== Task instructions ==
Write the material out again in full, word for word. Do not include the pictures.

┄┄┄┄┄┄┄┄┄┄

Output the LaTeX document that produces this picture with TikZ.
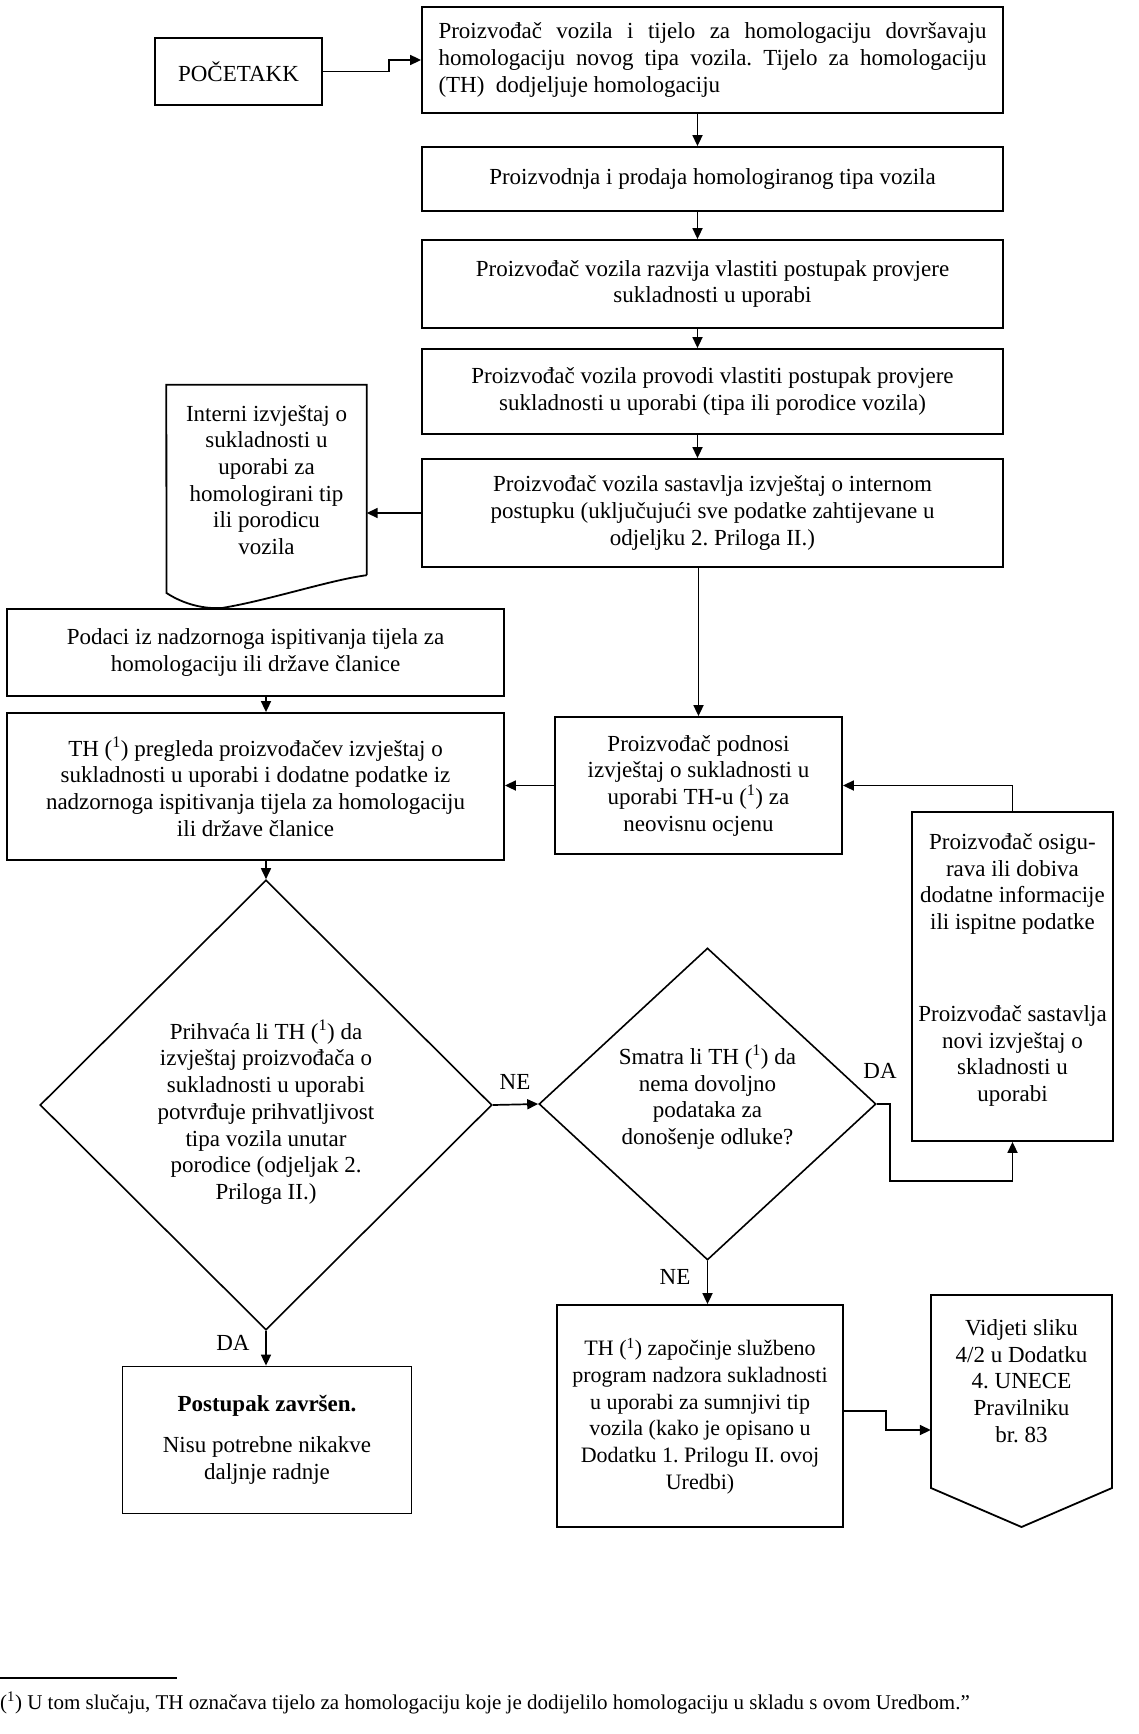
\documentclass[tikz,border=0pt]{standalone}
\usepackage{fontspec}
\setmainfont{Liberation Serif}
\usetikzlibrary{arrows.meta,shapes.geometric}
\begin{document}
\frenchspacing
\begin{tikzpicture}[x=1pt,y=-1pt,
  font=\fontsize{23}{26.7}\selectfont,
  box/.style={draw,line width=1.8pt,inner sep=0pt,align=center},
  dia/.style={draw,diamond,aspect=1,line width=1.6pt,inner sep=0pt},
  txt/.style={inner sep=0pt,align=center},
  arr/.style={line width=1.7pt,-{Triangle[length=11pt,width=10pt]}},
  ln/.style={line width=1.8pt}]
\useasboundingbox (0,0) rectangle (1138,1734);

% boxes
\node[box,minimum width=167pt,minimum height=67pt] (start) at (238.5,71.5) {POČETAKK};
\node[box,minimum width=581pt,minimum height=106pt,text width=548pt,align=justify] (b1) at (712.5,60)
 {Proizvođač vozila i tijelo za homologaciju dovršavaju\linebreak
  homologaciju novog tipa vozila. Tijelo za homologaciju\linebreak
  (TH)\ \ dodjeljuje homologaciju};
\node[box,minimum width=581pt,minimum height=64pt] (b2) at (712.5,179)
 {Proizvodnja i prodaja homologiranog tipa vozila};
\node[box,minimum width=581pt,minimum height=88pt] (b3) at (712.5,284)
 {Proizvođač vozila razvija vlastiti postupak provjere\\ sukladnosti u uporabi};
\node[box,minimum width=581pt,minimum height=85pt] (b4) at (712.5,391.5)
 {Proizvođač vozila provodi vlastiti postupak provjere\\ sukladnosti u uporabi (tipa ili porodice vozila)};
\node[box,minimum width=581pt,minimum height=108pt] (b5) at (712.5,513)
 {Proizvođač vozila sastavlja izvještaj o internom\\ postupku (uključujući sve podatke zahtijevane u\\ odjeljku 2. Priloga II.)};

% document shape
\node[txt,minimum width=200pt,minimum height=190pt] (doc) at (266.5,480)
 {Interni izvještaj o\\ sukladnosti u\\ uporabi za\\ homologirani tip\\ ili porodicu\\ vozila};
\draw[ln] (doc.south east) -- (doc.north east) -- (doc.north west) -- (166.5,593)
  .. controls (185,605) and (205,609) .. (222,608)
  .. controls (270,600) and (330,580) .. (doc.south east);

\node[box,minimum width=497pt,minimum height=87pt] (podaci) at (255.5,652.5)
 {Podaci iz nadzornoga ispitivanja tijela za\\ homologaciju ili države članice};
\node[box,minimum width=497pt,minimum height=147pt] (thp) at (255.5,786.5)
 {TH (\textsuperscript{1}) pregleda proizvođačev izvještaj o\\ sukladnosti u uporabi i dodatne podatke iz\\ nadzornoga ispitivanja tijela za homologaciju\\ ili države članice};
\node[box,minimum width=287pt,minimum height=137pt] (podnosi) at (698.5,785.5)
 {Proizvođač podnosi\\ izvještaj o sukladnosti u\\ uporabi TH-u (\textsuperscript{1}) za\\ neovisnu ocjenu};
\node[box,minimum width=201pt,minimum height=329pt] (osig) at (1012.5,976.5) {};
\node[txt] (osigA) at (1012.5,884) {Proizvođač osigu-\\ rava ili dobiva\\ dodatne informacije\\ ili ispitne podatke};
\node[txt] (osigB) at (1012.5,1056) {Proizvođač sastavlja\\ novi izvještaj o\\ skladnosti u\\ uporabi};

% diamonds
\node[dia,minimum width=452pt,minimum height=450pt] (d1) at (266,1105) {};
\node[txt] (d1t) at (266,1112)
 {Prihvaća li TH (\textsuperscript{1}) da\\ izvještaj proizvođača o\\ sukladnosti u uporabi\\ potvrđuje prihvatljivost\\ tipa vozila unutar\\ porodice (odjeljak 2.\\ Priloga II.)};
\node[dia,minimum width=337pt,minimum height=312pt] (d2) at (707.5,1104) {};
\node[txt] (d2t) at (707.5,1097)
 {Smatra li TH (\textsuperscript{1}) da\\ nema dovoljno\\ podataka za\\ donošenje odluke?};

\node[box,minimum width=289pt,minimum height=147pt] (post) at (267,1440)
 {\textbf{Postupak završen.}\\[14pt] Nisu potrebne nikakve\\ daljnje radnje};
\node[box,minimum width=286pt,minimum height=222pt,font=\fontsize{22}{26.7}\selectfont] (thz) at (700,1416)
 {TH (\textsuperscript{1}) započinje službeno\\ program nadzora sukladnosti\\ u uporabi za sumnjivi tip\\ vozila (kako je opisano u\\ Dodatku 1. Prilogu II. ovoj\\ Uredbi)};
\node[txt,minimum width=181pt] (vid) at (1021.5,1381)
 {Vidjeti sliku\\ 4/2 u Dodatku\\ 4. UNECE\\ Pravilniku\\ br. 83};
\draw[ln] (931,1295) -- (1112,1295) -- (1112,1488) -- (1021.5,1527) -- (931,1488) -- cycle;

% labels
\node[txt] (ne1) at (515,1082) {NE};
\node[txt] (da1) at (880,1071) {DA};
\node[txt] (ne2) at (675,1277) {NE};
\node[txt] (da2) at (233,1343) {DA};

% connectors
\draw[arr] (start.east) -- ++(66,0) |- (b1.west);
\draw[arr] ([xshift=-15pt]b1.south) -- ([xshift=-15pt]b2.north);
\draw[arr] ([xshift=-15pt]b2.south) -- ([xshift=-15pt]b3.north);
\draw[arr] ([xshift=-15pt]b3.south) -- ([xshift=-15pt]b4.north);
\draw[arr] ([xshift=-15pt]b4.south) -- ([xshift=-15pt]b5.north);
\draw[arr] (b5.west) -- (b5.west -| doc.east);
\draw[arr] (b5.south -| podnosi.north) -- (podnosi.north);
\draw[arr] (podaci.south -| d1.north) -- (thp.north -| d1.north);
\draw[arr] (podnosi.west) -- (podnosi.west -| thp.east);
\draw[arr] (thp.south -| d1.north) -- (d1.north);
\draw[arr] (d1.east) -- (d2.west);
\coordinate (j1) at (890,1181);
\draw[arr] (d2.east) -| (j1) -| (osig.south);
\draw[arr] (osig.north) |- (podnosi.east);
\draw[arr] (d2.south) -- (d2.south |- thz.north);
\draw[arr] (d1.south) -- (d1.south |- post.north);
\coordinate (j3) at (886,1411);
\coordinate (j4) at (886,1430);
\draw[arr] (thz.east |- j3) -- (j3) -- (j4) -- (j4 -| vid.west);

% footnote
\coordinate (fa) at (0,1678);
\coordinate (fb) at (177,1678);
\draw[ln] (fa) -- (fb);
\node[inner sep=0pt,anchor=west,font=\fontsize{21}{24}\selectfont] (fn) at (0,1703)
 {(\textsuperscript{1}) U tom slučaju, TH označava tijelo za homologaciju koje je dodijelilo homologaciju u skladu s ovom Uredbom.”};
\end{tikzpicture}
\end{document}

┄┄┄┄┄┄┄┄┄┄

== Solved exercise ==
Output the LaTeX document that produces this picture with TikZ.
\documentclass[tikz,border=0pt]{standalone}
\usepackage{fontspec}
\setmainfont{Liberation Serif}
\usetikzlibrary{arrows.meta,shapes.geometric}
\begin{document}
\frenchspacing
\begin{tikzpicture}[x=1pt,y=-1pt,
  font=\fontsize{23}{26.7}\selectfont,
  box/.style={draw,line width=1.8pt,inner sep=0pt,align=center},
  dia/.style={draw,diamond,aspect=1,line width=1.6pt,inner sep=0pt},
  txt/.style={inner sep=0pt,align=center},
  arr/.style={line width=1.7pt,-{Triangle[length=11pt,width=10pt]}},
  ln/.style={line width=1.8pt}]
\useasboundingbox (0,0) rectangle (1138,1734);

% boxes
\node[box,minimum width=167pt,minimum height=67pt] (start) at (238.5,71.5) {POČETAKK};
\node[box,minimum width=581pt,minimum height=106pt,text width=548pt,align=justify] (b1) at (712.5,60)
 {Proizvođač vozila i tijelo za homologaciju dovršavaju\linebreak
  homologaciju novog tipa vozila. Tijelo za homologaciju\linebreak
  (TH)\ \ dodjeljuje homologaciju};
\node[box,minimum width=581pt,minimum height=64pt] (b2) at (712.5,179)
 {Proizvodnja i prodaja homologiranog tipa vozila};
\node[box,minimum width=581pt,minimum height=88pt] (b3) at (712.5,284)
 {Proizvođač vozila razvija vlastiti postupak provjere\\ sukladnosti u uporabi};
\node[box,minimum width=581pt,minimum height=85pt] (b4) at (712.5,391.5)
 {Proizvođač vozila provodi vlastiti postupak provjere\\ sukladnosti u uporabi (tipa ili porodice vozila)};
\node[box,minimum width=581pt,minimum height=108pt] (b5) at (712.5,513)
 {Proizvođač vozila sastavlja izvještaj o internom\\ postupku (uključujući sve podatke zahtijevane u\\ odjeljku 2. Priloga II.)};

% document shape
\node[txt,minimum width=200pt,minimum height=190pt] (doc) at (266.5,480)
 {Interni izvještaj o\\ sukladnosti u\\ uporabi za\\ homologirani tip\\ ili porodicu\\ vozila};
\draw[ln] (doc.south east) -- (doc.north east) -- (doc.north west) -- (166.5,593)
  .. controls (185,605) and (205,609) .. (222,608)
  .. controls (270,600) and (330,580) .. (doc.south east);

\node[box,minimum width=497pt,minimum height=87pt] (podaci) at (255.5,652.5)
 {Podaci iz nadzornoga ispitivanja tijela za\\ homologaciju ili države članice};
\node[box,minimum width=497pt,minimum height=147pt] (thp) at (255.5,786.5)
 {TH (\textsuperscript{1}) pregleda proizvođačev izvještaj o\\ sukladnosti u uporabi i dodatne podatke iz\\ nadzornoga ispitivanja tijela za homologaciju\\ ili države članice};
\node[box,minimum width=287pt,minimum height=137pt] (podnosi) at (698.5,785.5)
 {Proizvođač podnosi\\ izvještaj o sukladnosti u\\ uporabi TH-u (\textsuperscript{1}) za\\ neovisnu ocjenu};
\node[box,minimum width=201pt,minimum height=329pt] (osig) at (1012.5,976.5) {};
\node[txt] (osigA) at (1012.5,884) {Proizvođač osigu-\\ rava ili dobiva\\ dodatne informacije\\ ili ispitne podatke};
\node[txt] (osigB) at (1012.5,1056) {Proizvođač sastavlja\\ novi izvještaj o\\ skladnosti u\\ uporabi};

% diamonds
\node[dia,minimum width=452pt,minimum height=450pt] (d1) at (266,1105) {};
\node[txt] (d1t) at (266,1112)
 {Prihvaća li TH (\textsuperscript{1}) da\\ izvještaj proizvođača o\\ sukladnosti u uporabi\\ potvrđuje prihvatljivost\\ tipa vozila unutar\\ porodice (odjeljak 2.\\ Priloga II.)};
\node[dia,minimum width=337pt,minimum height=312pt] (d2) at (707.5,1104) {};
\node[txt] (d2t) at (707.5,1097)
 {Smatra li TH (\textsuperscript{1}) da\\ nema dovoljno\\ podataka za\\ donošenje odluke?};

\node[box,minimum width=289pt,minimum height=147pt] (post) at (267,1440)
 {\textbf{Postupak završen.}\\[14pt] Nisu potrebne nikakve\\ daljnje radnje};
\node[box,minimum width=286pt,minimum height=222pt,font=\fontsize{22}{26.7}\selectfont] (thz) at (700,1416)
 {TH (\textsuperscript{1}) započinje službeno\\ program nadzora sukladnosti\\ u uporabi za sumnjivi tip\\ vozila (kako je opisano u\\ Dodatku 1. Prilogu II. ovoj\\ Uredbi)};
\node[txt,minimum width=181pt] (vid) at (1021.5,1381)
 {Vidjeti sliku\\ 4/2 u Dodatku\\ 4. UNECE\\ Pravilniku\\ br. 83};
\draw[ln] (931,1295) -- (1112,1295) -- (1112,1488) -- (1021.5,1527) -- (931,1488) -- cycle;

% labels
\node[txt] (ne1) at (515,1082) {NE};
\node[txt] (da1) at (880,1071) {DA};
\node[txt] (ne2) at (675,1277) {NE};
\node[txt] (da2) at (233,1343) {DA};

% connectors
\draw[arr] (start.east) -- ++(66,0) |- (b1.west);
\draw[arr] ([xshift=-15pt]b1.south) -- ([xshift=-15pt]b2.north);
\draw[arr] ([xshift=-15pt]b2.south) -- ([xshift=-15pt]b3.north);
\draw[arr] ([xshift=-15pt]b3.south) -- ([xshift=-15pt]b4.north);
\draw[arr] ([xshift=-15pt]b4.south) -- ([xshift=-15pt]b5.north);
\draw[arr] (b5.west) -- (b5.west -| doc.east);
\draw[arr] (b5.south -| podnosi.north) -- (podnosi.north);
\draw[arr] (podaci.south -| d1.north) -- (thp.north -| d1.north);
\draw[arr] (podnosi.west) -- (podnosi.west -| thp.east);
\draw[arr] (thp.south -| d1.north) -- (d1.north);
\draw[arr] (d1.east) -- (d2.west);
\coordinate (j1) at (890,1181);
\draw[arr] (d2.east) -| (j1) -| (osig.south);
\draw[arr] (osig.north) |- (podnosi.east);
\draw[arr] (d2.south) -- (d2.south |- thz.north);
\draw[arr] (d1.south) -- (d1.south |- post.north);
\coordinate (j3) at (886,1411);
\coordinate (j4) at (886,1430);
\draw[arr] (thz.east |- j3) -- (j3) -- (j4) -- (j4 -| vid.west);

% footnote
\coordinate (fa) at (0,1678);
\coordinate (fb) at (177,1678);
\draw[ln] (fa) -- (fb);
\node[inner sep=0pt,anchor=west,font=\fontsize{21}{24}\selectfont] (fn) at (0,1703)
 {(\textsuperscript{1}) U tom slučaju, TH označava tijelo za homologaciju koje je dodijelilo homologaciju u skladu s ovom Uredbom.”};
\end{tikzpicture}
\end{document}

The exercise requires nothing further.